En ambas movilizaciones había puntos en común. El primero: la negación del racismo. “Si te entran en casa, te defiendes. Si intentan forzar la puerta, pues disparas. Pero luego te llaman racista”, apunta uno de los testimonios recabados en Tenerife. En otros casos, se recurre a relativizar la vulneración de los derechos humanos que sufren las personas migrantes argumentando que en otros países estarían peor. “En sus países no tienen ni agua corriente y aquí quieren un hotel”.
Entre los testimonios también destaca el establecimiento de una separación entre las personas españolas y africanas a través del uso incesante del “nosotros” y “ellos”. En ocasiones, los conceptos utilizados llegan a la deshumanización con términos como “plaga”, “monos” o “parásitos”.
Justificar la muerte
El racismo institucional ha empujado incluso a algunos sectores de la población a justificar las muertes. Naciones Unidas ha situado a la ruta migratoria hacia Canarias como la más peligrosa del mundo. Solo en 2022 perdieron la vida 1.784 personas intentando llegar a España por el Atlántico, según los datos recopilados por el colectivo Caminando Fronteras. La mayoría de los cuerpos desaparecen en el mar, dejando a centenares de familias sin respuestas.

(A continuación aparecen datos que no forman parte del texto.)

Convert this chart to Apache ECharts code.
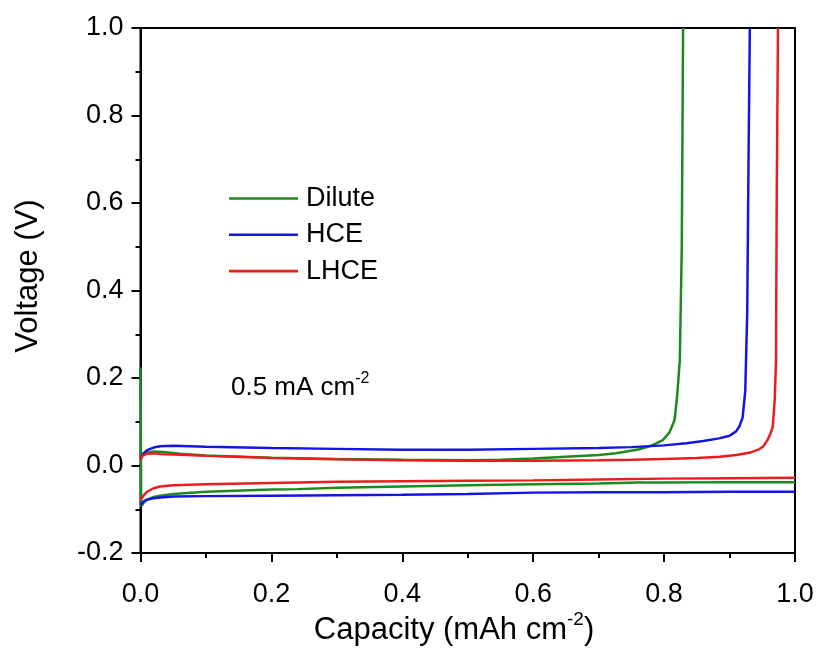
<!DOCTYPE html>
<html>
<head>
<meta charset="utf-8">
<script src="https://cdn.jsdelivr.net/npm/echarts@6/dist/echarts.min.js"></script>
<style>
html,body{margin:0;padding:0;background:#fff;}
#chart{width:817px;height:653px;}
</style>
</head>
<body>
<div id="chart"></div>
<script>
// ---- data ----
var seriesNames = ['Dilute', 'HCE', 'LHCE'];
var seriesColors = ['#1d8a1d', '#1414e6', '#ec1c1c'];

// Stripping (upper) curves
var diluteUpX = [0, 0.005, 0.02, 0.035, 0.06, 0.1, 0.2, 0.3, 0.4, 0.5, 0.55, 0.6, 0.65, 0.7, 0.727, 0.762, 0.78, 0.798, 0.808, 0.816, 0.82, 0.824, 0.827, 0.829];
var diluteUpY = [0.02, 0.028, 0.032, 0.031, 0.027, 0.023, 0.018, 0.015, 0.013, 0.012, 0.013, 0.016, 0.020, 0.024, 0.028, 0.037, 0.045, 0.058, 0.075, 0.104, 0.16, 0.24, 0.5, 1.0];

var hceUpX = [0, 0.005, 0.01, 0.02, 0.03, 0.05, 0.1, 0.2, 0.3, 0.4, 0.5, 0.6, 0.7, 0.75, 0.8, 0.834, 0.86, 0.884, 0.9, 0.91, 0.915, 0.92, 0.924, 0.927, 0.929, 0.931];
var hceUpY = [0.017, 0.028, 0.035, 0.041, 0.044, 0.045, 0.043, 0.040, 0.038, 0.036, 0.036, 0.038, 0.040, 0.042, 0.046, 0.051, 0.056, 0.062, 0.068, 0.078, 0.089, 0.11, 0.17, 0.35, 0.7, 1.0];

var lhceUpX = [0, 0.003, 0.01, 0.02, 0.03, 0.05, 0.1, 0.2, 0.3, 0.4, 0.5, 0.6, 0.7, 0.75, 0.8, 0.85, 0.885, 0.91, 0.93, 0.945, 0.951, 0.958, 0.963, 0.966, 0.969, 0.971, 0.972, 0.974];
var lhceUpY = [0.013, 0.022, 0.027, 0.028, 0.026, 0.025, 0.022, 0.017, 0.014, 0.012, 0.011, 0.011, 0.012, 0.013, 0.015, 0.017, 0.020, 0.024, 0.029, 0.037, 0.043, 0.058, 0.075, 0.089, 0.15, 0.24, 0.6, 1.0];

// Plating (lower) curves
var diluteDownX = [0, 0.001, 0.005, 0.01, 0.02, 0.03, 0.05, 0.1, 0.2, 0.24, 0.3, 0.4, 0.5, 0.6, 0.7, 0.76, 0.8, 0.9, 1.0];
var diluteDownY = [0.224, -0.093, -0.085, -0.078, -0.072, -0.069, -0.065, -0.060, -0.055, -0.054, -0.051, -0.048, -0.045, -0.043, -0.041, -0.039, -0.039, -0.038, -0.038];

var hceDownX = [0, 0.005, 0.01, 0.02, 0.03, 0.05, 0.1, 0.2, 0.3, 0.4, 0.5, 0.6, 0.7, 0.8, 0.9, 1.0];
var hceDownY = [-0.09, -0.082, -0.078, -0.075, -0.073, -0.071, -0.070, -0.069, -0.068, -0.067, -0.065, -0.062, -0.061, -0.061, -0.060, -0.060];

var lhceDownX = [0, 0.005, 0.01, 0.02, 0.03, 0.05, 0.1, 0.2, 0.3, 0.4, 0.5, 0.6, 0.7, 0.8, 0.9, 1.0];
var lhceDownY = [-0.079, -0.068, -0.060, -0.052, -0.048, -0.045, -0.043, -0.040, -0.037, -0.036, -0.035, -0.034, -0.032, -0.030, -0.029, -0.028];

var xTicks = [0, 0.2, 0.4, 0.6, 0.8, 1.0];
var yTicks = [-0.2, 0, 0.2, 0.4, 0.6, 0.8, 1.0];

// ---- build ----
function zip(xs, ys) { return xs.map(function (x, i) { return [x, ys[i]]; }); }
var curves = [
  [0, zip(diluteUpX, diluteUpY)], [0, zip(diluteDownX, diluteDownY)],
  [1, zip(hceUpX, hceUpY)], [1, zip(hceDownX, hceDownY)],
  [2, zip(lhceUpX, lhceUpY)], [2, zip(lhceDownX, lhceDownY)]
];
var FONT = 'Liberation Sans, Arial, sans-serif';

var series = curves.map(function (c) {
  return {
    type: 'line', name: seriesNames[c[0]], data: c[1],
    symbol: 'none', smooth: false,
    lineStyle: { color: seriesColors[c[0]], width: 2.5 },
    itemStyle: { color: seriesColors[c[0]] },
    z: 2 + c[0]
  };
});

var chart = echarts.init(document.getElementById('chart'));
chart.setOption({
  animation: false,
  backgroundColor: '#fff',
  grid: { left: 140.5, right: 22, top: 28, bottom: 100, show: true, borderColor: '#000', borderWidth: 2, backgroundColor: 'transparent' },
  legend: {
    data: seriesNames, orient: 'vertical', left: 224, top: 178.5,
    icon: 'rect', itemWidth: 69, itemHeight: 2.6, itemGap: 6.3,
    textStyle: { fontSize: 27, fontFamily: FONT, color: '#000', lineHeight: 30, padding: [0, 0, 0, 3] }
  },
  xAxis: {
    type: 'value', min: xTicks[0], max: xTicks[xTicks.length - 1], interval: 0.2,
    axisLine: { onZero: false, lineStyle: { color: '#000', width: 2 } },
    axisTick: { length: 9, lineStyle: { width: 2, color: '#000' } },
    minorTick: { show: true, splitNumber: 2, length: 5, lineStyle: { width: 2, color: '#000' } },
    splitLine: { show: false },
    axisLabel: { fontSize: 27, fontFamily: FONT, color: '#000', margin: 28, formatter: function (v) { return v.toFixed(1); } }
  },
  yAxis: {
    type: 'value', min: yTicks[0], max: yTicks[yTicks.length - 1], interval: 0.2,
    axisLine: { onZero: false, lineStyle: { color: '#000', width: 2 } },
    axisTick: { length: 9, lineStyle: { width: 2, color: '#000' } },
    minorTick: { show: true, splitNumber: 2, length: 5, lineStyle: { width: 2, color: '#000' } },
    splitLine: { show: false },
    axisLabel: { fontSize: 27, fontFamily: FONT, color: '#000', margin: 17, formatter: function (v) { return v.toFixed(1); } }
  },
  graphic: [
    {
      type: 'text', x: 454, y: 628,
      style: {
        text: '{a|Capacity (mAh cm}{s|-2}{a|)}',
        align: 'center', verticalAlign: 'middle', textAlign: 'center', textVerticalAlign: 'middle',
        fill: '#000',
        rich: {
          a: { fontSize: 31, fontFamily: FONT, fill: '#000', lineHeight: 36, verticalAlign: 'bottom' },
          s: { fontSize: 19, fontFamily: FONT, fill: '#000', lineHeight: 36, verticalAlign: 'top' }
        }
      }
    },
    {
      type: 'text', x: 28, y: 276, rotation: Math.PI / 2,
      style: {
        text: 'Voltage (V)', fontSize: 31, fontFamily: FONT, fill: '#000',
        align: 'center', verticalAlign: 'middle', textAlign: 'center', textVerticalAlign: 'middle'
      }
    },
    {
      type: 'text', x: 231, y: 386,
      style: {
        text: '{a|0.5 mA cm}{s|-2}',
        align: 'left', verticalAlign: 'middle', textAlign: 'left', textVerticalAlign: 'middle',
        fill: '#000',
        rich: {
          a: { fontSize: 26, fontFamily: FONT, fill: '#000', lineHeight: 30, verticalAlign: 'bottom' },
          s: { fontSize: 16, fontFamily: FONT, fill: '#000', lineHeight: 30, verticalAlign: 'top' }
        }
      }
    }
  ],
  series: series
});
</script>
</body>
</html>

En las manifestaciones anti-inmigración, se percibía la violación del derecho a la vida de las personas migrantes como un “mal necesario” para defender un “bien superior”: la seguridad y la identidad. “Si los sacamos del agua, después tenemos que encargarnos de todo”. “¿Para qué rescatarlos? ¿Para que después entren en tu casa a robar y de paso te monten una mezquita?”.
Nada fue delito en Arguineguín
Las vulneraciones de derechos humanos que organizaciones internacionales denunciaron en Canarias en 2020 también pasaron desapercibidas para la Justicia. La detención de miles de personas bajo custodia policial sobrepasando el máximo de tiempo legal, la falta de duchas, de agua potable o de un espacio digno en el que dormir no fueron delito. La Audiencia Provincial de Las Palmas dio el carpetazo definitivo a la denuncia contra el hacinamiento de personas en el muelle.

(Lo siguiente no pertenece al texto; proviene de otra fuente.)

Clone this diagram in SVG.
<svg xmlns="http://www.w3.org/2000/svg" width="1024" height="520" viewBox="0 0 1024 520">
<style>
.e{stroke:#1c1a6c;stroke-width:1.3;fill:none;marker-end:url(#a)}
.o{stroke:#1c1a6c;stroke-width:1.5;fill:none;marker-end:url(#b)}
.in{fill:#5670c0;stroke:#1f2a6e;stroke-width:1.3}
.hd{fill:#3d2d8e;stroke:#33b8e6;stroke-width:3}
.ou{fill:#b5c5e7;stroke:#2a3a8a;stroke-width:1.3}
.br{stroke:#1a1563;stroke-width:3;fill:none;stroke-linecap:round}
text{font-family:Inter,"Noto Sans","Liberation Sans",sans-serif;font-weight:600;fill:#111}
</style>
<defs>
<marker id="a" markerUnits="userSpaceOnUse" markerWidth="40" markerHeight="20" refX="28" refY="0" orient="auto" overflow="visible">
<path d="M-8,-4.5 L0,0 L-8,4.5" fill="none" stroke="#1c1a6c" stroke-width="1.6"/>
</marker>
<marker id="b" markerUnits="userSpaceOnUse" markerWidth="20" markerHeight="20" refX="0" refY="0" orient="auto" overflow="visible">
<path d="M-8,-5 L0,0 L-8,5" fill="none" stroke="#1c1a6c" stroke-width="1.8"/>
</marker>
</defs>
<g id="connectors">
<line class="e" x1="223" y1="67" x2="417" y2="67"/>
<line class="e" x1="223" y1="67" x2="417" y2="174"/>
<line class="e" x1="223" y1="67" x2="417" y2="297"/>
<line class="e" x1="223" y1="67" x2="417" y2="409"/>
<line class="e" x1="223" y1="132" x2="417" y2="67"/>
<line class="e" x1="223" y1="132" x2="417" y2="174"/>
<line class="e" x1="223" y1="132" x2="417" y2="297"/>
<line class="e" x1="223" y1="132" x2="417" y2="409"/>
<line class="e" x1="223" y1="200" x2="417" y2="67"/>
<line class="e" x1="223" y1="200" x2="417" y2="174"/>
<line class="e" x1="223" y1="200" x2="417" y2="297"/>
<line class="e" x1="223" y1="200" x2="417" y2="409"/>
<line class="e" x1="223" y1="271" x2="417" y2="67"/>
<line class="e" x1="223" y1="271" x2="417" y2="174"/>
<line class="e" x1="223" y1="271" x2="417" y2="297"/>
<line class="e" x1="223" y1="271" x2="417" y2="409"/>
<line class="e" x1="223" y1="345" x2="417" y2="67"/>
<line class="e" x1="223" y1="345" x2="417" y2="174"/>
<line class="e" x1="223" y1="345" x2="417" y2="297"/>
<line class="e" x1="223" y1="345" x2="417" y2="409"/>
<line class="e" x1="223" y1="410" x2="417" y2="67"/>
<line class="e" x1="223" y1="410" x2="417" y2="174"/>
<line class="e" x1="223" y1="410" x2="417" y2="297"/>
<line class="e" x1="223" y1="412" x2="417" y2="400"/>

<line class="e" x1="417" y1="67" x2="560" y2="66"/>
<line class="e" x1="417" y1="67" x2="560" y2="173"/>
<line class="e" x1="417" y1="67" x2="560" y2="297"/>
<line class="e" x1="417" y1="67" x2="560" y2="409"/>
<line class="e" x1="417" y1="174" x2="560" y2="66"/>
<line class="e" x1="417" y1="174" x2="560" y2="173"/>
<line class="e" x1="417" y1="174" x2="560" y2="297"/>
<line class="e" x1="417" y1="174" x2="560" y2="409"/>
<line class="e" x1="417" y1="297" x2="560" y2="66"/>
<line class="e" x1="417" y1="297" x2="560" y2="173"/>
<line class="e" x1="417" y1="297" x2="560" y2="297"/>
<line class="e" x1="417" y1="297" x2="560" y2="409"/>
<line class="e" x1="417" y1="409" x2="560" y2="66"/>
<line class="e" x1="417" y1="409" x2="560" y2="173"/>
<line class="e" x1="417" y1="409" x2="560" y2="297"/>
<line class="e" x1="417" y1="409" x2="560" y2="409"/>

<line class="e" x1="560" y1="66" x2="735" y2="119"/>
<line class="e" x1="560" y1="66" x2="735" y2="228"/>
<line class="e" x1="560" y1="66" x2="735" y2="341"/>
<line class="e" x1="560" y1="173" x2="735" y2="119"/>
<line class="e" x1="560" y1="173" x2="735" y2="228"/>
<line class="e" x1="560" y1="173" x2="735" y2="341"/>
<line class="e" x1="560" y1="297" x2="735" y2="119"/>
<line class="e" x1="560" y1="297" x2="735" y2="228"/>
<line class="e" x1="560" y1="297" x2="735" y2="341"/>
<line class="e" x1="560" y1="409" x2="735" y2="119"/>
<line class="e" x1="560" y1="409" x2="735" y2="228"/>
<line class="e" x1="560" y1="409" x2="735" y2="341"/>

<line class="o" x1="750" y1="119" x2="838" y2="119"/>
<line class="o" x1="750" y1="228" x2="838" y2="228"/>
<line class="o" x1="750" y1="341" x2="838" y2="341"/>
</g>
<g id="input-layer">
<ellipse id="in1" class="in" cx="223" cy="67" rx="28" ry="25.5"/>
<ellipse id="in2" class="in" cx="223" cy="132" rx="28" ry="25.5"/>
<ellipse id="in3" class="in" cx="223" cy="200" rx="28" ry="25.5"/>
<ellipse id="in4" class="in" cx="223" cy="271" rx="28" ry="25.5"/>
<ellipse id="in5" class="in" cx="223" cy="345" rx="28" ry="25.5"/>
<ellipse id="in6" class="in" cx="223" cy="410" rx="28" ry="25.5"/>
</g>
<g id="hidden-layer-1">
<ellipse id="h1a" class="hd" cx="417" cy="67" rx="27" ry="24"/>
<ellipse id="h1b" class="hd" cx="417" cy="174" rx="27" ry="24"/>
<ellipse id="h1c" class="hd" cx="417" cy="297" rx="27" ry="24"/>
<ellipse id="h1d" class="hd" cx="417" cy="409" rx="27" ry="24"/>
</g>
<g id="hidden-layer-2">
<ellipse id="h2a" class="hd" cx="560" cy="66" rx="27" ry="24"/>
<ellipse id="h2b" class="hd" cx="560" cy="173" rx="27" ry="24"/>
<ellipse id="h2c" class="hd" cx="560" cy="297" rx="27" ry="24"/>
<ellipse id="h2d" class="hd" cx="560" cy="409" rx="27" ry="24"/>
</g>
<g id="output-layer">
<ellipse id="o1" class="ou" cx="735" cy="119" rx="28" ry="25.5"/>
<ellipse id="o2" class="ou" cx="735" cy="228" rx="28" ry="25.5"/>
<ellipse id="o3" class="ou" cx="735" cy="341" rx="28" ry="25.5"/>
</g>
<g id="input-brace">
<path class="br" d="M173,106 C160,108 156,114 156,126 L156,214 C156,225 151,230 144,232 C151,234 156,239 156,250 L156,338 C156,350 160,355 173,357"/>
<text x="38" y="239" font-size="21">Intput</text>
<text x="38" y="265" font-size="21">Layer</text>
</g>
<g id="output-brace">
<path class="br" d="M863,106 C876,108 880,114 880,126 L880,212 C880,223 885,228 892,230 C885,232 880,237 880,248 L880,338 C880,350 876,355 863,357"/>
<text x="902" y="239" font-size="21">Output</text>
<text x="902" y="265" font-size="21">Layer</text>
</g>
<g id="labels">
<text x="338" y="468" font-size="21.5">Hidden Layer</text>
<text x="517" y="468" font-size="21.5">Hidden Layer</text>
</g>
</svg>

Aunque el auto concluyó que las condiciones del campamento eran pésimas, sostuvo que las personas que estuvieron en él pueden considerarse “afortunadas” por sobrevivir a la ruta canaria y por recibir asistencia humanitaria. Así, la Justicia justificó que la “penuria” que pasaron las personas llegadas en pateras a Gran Canaria no fue consecuencia de una acción arbitraria y voluntaria de las autoridades para vulnerar sus derechos, sino que se corresponde con una falta de recursos.

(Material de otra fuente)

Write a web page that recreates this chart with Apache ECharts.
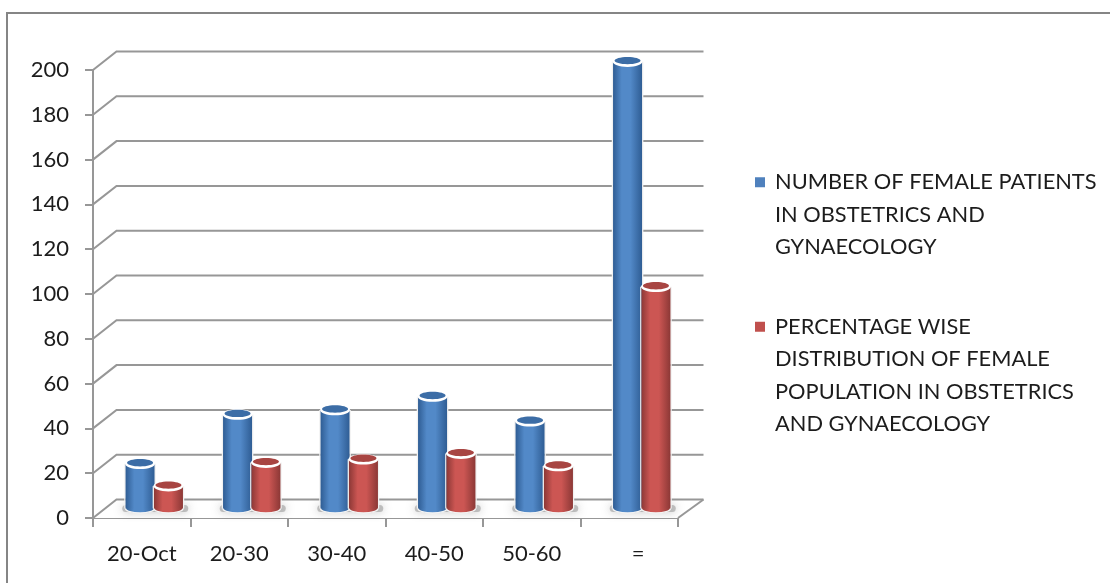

Organizaciones como Human Rights Watch advirtieron durante los cuatro meses en los que el campamento estaba en funcionamiento que las condiciones “no respetaban la dignidad de las personas ni sus derechos fundamentales”. En ese puerto del sur de la isla, las personas migrantes y refugiadas vivieron la falta de asistencia letrada y también la no identificación de perfiles vulnerables, como menores de edad o posibles solicitantes de asilo. Algunas noches incluso dormían rodeadas de ratas.